This may seem as a typical plyr
problem, but I have something different in mind.
Here's the function that I want to optimize (skip the for
loop).
# dummy data
set.seed(1985)
lst <- list(a=1:10, b=11:15, c=16:20)
m <- matrix(round(runif(200, 1, 7)), 10)
m <- as.data.frame(m)
dfsub <- function(dt, lst, fun) {
# check whether dt is `data.frame`
stopifnot (is.data.frame(dt))
# check if vectors in lst are "whole" / integer
# vector elements should be column indexes
is.wholenumber <- function(x, tol = .Machine$double.eps^0.5) abs(x - round(x)) < tol
# fall if any non-integers in list
idx <- rapply(lst, is.wholenumber)
stopifnot(idx)
# check for list length
stopifnot(ncol(dt) == length(idx))
# subset the data
subs <- list()
for (i in 1:length(lst)) {
# apply function on each part, by row
subs[[i]] <- apply(dt[ , lst[[i]]], 1, fun)
}
# preserve names
names(subs) <- names(lst)
# convert to data.frame
subs <- as.data.frame(subs)
# guess what =)
return(subs)
}
And now a short demonstration... actually, I'm about to explain what I primarily intended to do. I wanted to subset a data.frame
by vectors gathered in list
object. Since this is a part of code from a function that accompanies data manipulation in psychological research, you can consider m
as a results from personality questionnaire (10 subjects, 20 vars). Vectors in list hold column indexes that define questionnaire subscales (e.g. personality traits). Each subscale is defined by several items (columns in data.frame
).

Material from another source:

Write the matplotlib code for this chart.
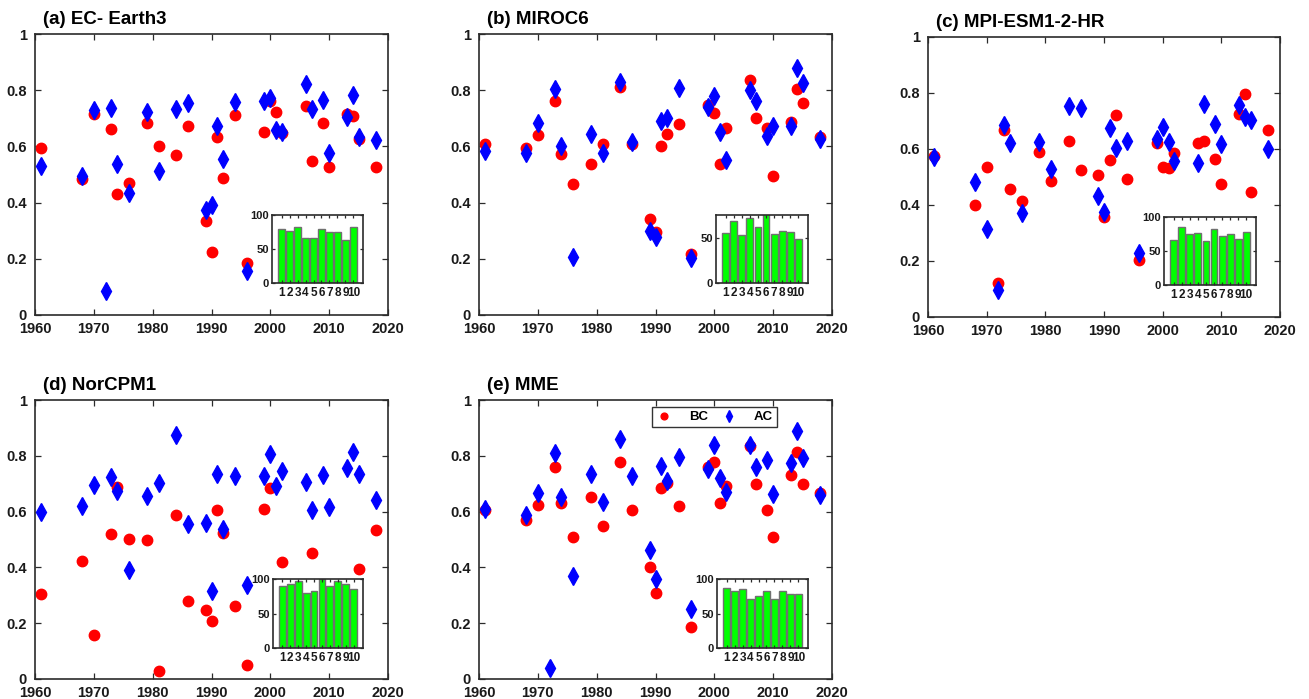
import numpy as np
import matplotlib
matplotlib.use("Agg")
import matplotlib.pyplot as plt
from matplotlib.ticker import FuncFormatter

plt.rcParams["font.family"] = ["Liberation Sans", "DejaVu Sans"]
plt.rcParams["font.weight"] = "bold"

nan = np.nan

years = [1961, 1968, 1970, 1972, 1973, 1974, 1976, 1979, 1981, 1984, 1986, 1989, 1990, 1991, 1992,
         1994, 1996, 1999, 2000, 2001, 2002, 2006, 2007, 2009, 2010, 2013, 2014, 2015, 2018]

bc_a = [0.596, 0.483, 0.714, nan, 0.662, 0.432, 0.470, 0.684, 0.601, 0.569, 0.672, 0.333, 0.223, 0.633, 0.486,
        0.711, 0.184, 0.651, 0.761, 0.721, 0.646, 0.745, 0.548, 0.682, 0.525, 0.715, 0.707, 0.627, 0.525]
ac_a = [0.531, 0.496, 0.730, 0.084, 0.736, 0.537, 0.433, 0.723, 0.514, 0.732, 0.753, 0.373, 0.390, 0.673, 0.556,
        0.758, 0.157, 0.762, 0.774, 0.658, 0.651, 0.823, 0.732, 0.765, 0.577, 0.703, 0.783, 0.633, 0.622]

bc_b = [0.609, 0.594, 0.640, nan, 0.761, 0.572, 0.466, 0.537, 0.609, 0.811, 0.608, 0.342, 0.295, 0.601, 0.645,
        0.678, 0.216, 0.748, 0.719, 0.539, 0.664, 0.836, 0.702, 0.665, 0.495, 0.686, 0.805, 0.755, 0.633]
ac_b = [0.584, 0.576, 0.682, nan, 0.804, 0.600, 0.207, 0.643, 0.576, 0.829, 0.615, 0.299, 0.278, 0.690, 0.700,
        0.809, 0.204, 0.739, 0.779, 0.652, 0.552, 0.799, 0.762, 0.638, 0.671, 0.673, 0.879, 0.827, 0.626]

bc_c = [0.576, 0.399, 0.536, 0.123, 0.667, 0.457, 0.414, 0.588, 0.486, 0.629, 0.525, 0.507, 0.358, 0.562, 0.723,
        0.493, 0.204, 0.623, 0.535, 0.533, 0.584, 0.622, 0.630, 0.564, 0.475, 0.724, 0.797, 0.446, 0.667]
ac_c = [0.573, 0.481, 0.314, 0.097, 0.685, 0.621, 0.372, 0.625, 0.527, 0.753, 0.746, 0.433, 0.375, 0.675, 0.605,
        0.629, 0.228, 0.634, 0.677, 0.624, 0.557, 0.550, 0.761, 0.690, 0.618, 0.757, 0.715, 0.704, 0.600]

bc_d = [0.303, 0.424, 0.159, nan, 0.521, 0.687, 0.503, 0.499, 0.029, 0.588, 0.281, 0.247, 0.209, 0.607, 0.522,
        0.262, 0.050, 0.609, 0.686, nan, 0.421, nan, 0.453, nan, nan, nan, nan, 0.394, 0.535]
ac_d = [0.597, 0.621, 0.697, nan, 0.725, 0.675, 0.392, 0.656, 0.701, 0.873, 0.556, 0.558, 0.317, 0.736, 0.536,
        0.729, 0.338, 0.729, 0.806, 0.693, 0.744, 0.706, 0.606, 0.731, 0.618, 0.755, 0.814, 0.736, 0.643]

bc_e = [0.607, 0.571, 0.622, nan, 0.761, 0.631, 0.509, 0.652, 0.548, 0.778, 0.607, 0.400, 0.307, 0.686, 0.703,
        0.619, 0.186, 0.759, 0.777, 0.632, 0.693, 0.835, 0.700, 0.607, 0.510, 0.732, 0.815, 0.700, 0.668]
ac_e = [0.611, 0.588, 0.667, 0.039, 0.809, 0.651, 0.369, 0.734, 0.633, 0.861, 0.726, 0.461, 0.358, 0.762, 0.711,
        0.796, 0.250, 0.751, 0.838, 0.719, 0.669, 0.838, 0.760, 0.784, 0.663, 0.775, 0.888, 0.791, 0.661]

# inset bar values (%), lead 1..10
leads = list(range(1, 11))
pct_a = [79.4, 76.5, 82.4, 65.7, 66.7, 78.9, 74.5, 74.5, 63.2, 81.9]
pct_b = [55.5, 68.2, 52.6, 71.9, 61.3, 77.0, 54.0, 57.7, 56.2, 48.5]
pct_c = [65.7, 85.8, 74.5, 76.5, 64.7, 82.4, 71.6, 74.5, 67.2, 77.9]
pct_d = [89.8, 93.2, 97.1, 79.0, 82.9, 100.0, 89.3, 97.1, 93.2, 85.9]
pct_e = [86.3, 82.9, 85.9, 71.7, 75.1, 82.9, 71.7, 82.9, 78.0, 78.0]

titles = ["(a) EC- Earth3", "(b) MIROC6", "(c) MPI-ESM1-2-HR", "(d) NorCPM1", "(e) MME"]
bc_all = [bc_a, bc_b, bc_c, bc_d, bc_e]
ac_all = [ac_a, ac_b, ac_c, ac_d, ac_e]
pct_all = [pct_a, pct_b, pct_c, pct_d, pct_e]

W, H = 1309, 699
fig = plt.figure(figsize=(W / 100, H / 100), dpi=100)


def px_axes(x0, y0, x1, y1):
    # pixel box (top-left origin) -> figure axes
    return fig.add_axes([x0 / W, 1 - y1 / H, (x1 - x0) / W, (y1 - y0) / H])


main_boxes = [(35, 34, 388, 315), (479, 34, 832, 315), (928, 37, 1280, 317),
              (35, 400, 388, 679), (479, 400, 832, 679)]
inset_boxes = [(272, 215, 363, 283), (716, 215, 808, 283), (1164, 217, 1256, 285),
               (273, 579, 363, 648), (717, 579, 808, 648)]

edge = "#2b2b2b"


def style(ax, size, tlen=4, pad=4):
    for s in ax.spines.values():
        s.set_color(edge)
        s.set_linewidth(1.2)
    ax.tick_params(direction="in", top=True, right=True, length=tlen, width=0.9,
                   color=edge, labelsize=size, pad=pad, labelcolor="#1a1a1a")
    for lab in ax.get_xticklabels() + ax.get_yticklabels():
        lab.set_fontweight("bold")


fmt = FuncFormatter(lambda v, p: ("%g" % round(v, 1)))

for i in range(5):
    ax = px_axes(*main_boxes[i])
    ax.plot(years, bc_all[i], "o", color="red", markersize=7.5, linestyle="none", label="BC")
    ax.plot(years, ac_all[i], "d", color="blue", markersize=9, linestyle="none", label="AC")
    ax.set_xlim(1960, 2020)
    ax.set_ylim(0, 1)
    ax.set_xticks(range(1960, 2021, 10))
    ax.set_yticks([0, 0.2, 0.4, 0.6, 0.8, 1])
    ax.yaxis.set_major_formatter(fmt)
    style(ax, 10.5, pad=5)
    ax.tick_params(axis="y", pad=6)
    ax.text(0.022, 1.022, titles[i], transform=ax.transAxes, fontsize=13.5,
            fontweight="bold", va="bottom", ha="left")
    if i == 4:
        leg = ax.legend(loc="upper left", bbox_to_anchor=(0.49, 0.975), ncol=2,
                        frameon=True, fancybox=False, edgecolor="black", fontsize=9.5,
                        markerscale=0.65, handletextpad=1.3, columnspacing=1.0,
                        borderpad=0.3, handlelength=1.2, borderaxespad=0)
        leg.get_frame().set_linewidth(1.0)
        for t in leg.get_texts():
            t.set_fontweight("bold")

    axi = px_axes(*inset_boxes[i])
    axi.set_zorder(5)
    axi.set_facecolor("white")
    axi.bar(leads, pct_all[i], width=0.85, color="#00ff00", edgecolor="#707070", linewidth=1.0)
    axi.set_xlim(-0.2, 11.2)
    axi.set_xticks(leads)
    if i == 1:
        axi.set_ylim(0, 75)
        axi.set_yticks([0, 50])
    else:
        axi.set_ylim(0, 100)
        axi.set_yticks([0, 50, 100])
    style(axi, 8.5, tlen=2, pad=3)
    axi.tick_params(axis="y", pad=2)
    for lab in axi.get_yticklabels():
        lab.set_fontsize(8)

fig.savefig("out.png", dpi=100)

If we presuppose that the score on each subscale is nothing more than sum
(or some other function) of row values (results on that part of questionnaire for each subject), you could run:
> dfsub(m, lst, sum)
a b c
1 46 20 24
2 41 24 21
3 41 13 12
4 37 14 18
5 57 18 25
6 27 18 18
7 28 17 20
8 31 18 23
9 38 14 15
10 41 14 22
I took a glance at this function and I must admit that this little loop isn't spoiling the code at all... BUT, if there's an easier/efficient way of doing this, please, let me know!